> _TO DO_: Reproduce precisely the lines of the listing below, starting with the line that contains "Clone this chart in Plotly." and stopping after the line that contains "return x / W"; include nothing else.

#####

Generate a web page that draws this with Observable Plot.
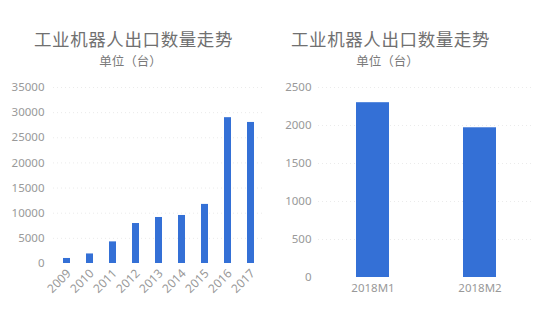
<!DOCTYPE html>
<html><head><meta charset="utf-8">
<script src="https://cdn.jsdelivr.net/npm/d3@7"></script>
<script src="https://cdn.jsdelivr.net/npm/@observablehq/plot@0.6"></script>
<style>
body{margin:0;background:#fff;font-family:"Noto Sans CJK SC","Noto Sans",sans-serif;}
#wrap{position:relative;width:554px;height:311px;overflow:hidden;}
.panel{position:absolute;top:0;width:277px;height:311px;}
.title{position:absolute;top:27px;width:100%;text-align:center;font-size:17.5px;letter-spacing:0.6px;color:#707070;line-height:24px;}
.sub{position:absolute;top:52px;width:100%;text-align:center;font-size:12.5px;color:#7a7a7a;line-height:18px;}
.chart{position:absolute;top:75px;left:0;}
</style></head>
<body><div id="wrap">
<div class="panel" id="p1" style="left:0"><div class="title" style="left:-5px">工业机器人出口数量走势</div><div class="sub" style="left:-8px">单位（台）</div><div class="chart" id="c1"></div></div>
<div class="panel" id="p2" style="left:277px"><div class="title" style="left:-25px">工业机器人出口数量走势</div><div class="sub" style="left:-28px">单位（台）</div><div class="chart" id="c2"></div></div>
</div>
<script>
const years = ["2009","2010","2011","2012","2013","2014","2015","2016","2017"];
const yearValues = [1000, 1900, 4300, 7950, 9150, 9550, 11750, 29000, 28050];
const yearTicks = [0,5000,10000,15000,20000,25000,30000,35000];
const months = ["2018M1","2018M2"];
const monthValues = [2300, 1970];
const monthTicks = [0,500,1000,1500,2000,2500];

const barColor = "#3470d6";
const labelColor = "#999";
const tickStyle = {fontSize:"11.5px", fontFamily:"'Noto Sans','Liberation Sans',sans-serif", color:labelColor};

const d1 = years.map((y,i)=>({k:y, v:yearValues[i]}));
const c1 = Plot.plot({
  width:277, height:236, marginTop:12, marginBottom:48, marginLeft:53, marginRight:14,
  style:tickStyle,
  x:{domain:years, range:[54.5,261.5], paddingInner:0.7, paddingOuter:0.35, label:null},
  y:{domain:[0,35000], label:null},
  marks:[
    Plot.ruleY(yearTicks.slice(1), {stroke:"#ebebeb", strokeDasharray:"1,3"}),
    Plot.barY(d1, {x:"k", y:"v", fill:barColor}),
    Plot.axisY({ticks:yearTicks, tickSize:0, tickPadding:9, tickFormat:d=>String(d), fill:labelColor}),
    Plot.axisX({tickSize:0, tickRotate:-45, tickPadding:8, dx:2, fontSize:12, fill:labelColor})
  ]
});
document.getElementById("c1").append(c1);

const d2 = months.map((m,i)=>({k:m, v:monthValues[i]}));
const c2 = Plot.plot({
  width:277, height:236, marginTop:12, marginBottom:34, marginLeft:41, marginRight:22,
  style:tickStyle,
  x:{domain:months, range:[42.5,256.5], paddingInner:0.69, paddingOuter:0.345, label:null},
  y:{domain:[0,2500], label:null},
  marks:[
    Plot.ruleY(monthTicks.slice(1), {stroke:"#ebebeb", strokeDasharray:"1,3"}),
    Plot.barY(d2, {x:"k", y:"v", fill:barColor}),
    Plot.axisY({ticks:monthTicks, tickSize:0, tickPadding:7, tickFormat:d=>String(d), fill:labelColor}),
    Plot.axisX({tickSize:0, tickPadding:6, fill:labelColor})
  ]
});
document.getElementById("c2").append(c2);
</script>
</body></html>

#####

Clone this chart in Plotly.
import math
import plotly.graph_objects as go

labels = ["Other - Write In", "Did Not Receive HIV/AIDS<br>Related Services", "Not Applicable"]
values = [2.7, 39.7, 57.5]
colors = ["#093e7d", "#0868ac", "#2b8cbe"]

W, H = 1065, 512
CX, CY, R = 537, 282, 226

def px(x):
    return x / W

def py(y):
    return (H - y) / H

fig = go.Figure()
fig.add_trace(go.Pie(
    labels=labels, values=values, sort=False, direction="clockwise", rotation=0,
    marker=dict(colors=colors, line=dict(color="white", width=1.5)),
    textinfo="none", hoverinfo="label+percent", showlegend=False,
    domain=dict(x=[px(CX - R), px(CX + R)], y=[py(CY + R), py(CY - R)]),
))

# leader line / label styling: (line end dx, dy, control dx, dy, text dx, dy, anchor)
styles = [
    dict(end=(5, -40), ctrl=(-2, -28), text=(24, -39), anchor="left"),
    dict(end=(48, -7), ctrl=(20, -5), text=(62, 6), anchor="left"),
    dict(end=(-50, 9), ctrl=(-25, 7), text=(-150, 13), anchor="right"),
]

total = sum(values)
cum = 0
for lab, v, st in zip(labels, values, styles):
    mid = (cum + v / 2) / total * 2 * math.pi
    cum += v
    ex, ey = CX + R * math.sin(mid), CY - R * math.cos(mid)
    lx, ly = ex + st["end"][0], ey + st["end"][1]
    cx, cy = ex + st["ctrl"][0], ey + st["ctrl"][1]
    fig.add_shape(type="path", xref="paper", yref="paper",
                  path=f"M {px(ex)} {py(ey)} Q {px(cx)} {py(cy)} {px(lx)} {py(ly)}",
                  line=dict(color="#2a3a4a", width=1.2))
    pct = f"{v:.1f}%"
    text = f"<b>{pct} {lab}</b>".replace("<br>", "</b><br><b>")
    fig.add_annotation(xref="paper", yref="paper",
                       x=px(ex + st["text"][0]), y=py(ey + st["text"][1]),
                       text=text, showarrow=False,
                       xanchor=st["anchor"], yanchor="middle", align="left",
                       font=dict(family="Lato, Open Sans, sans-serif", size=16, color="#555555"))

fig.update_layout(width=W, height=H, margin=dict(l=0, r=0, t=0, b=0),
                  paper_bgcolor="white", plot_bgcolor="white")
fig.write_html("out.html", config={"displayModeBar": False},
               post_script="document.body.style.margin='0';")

#####

> _TASK ANSWER_:
Clone this chart in Plotly.
import math
import plotly.graph_objects as go

labels = ["Other - Write In", "Did Not Receive HIV/AIDS<br>Related Services", "Not Applicable"]
values = [2.7, 39.7, 57.5]
colors = ["#093e7d", "#0868ac", "#2b8cbe"]

W, H = 1065, 512
CX, CY, R = 537, 282, 226

def px(x):
    return x / W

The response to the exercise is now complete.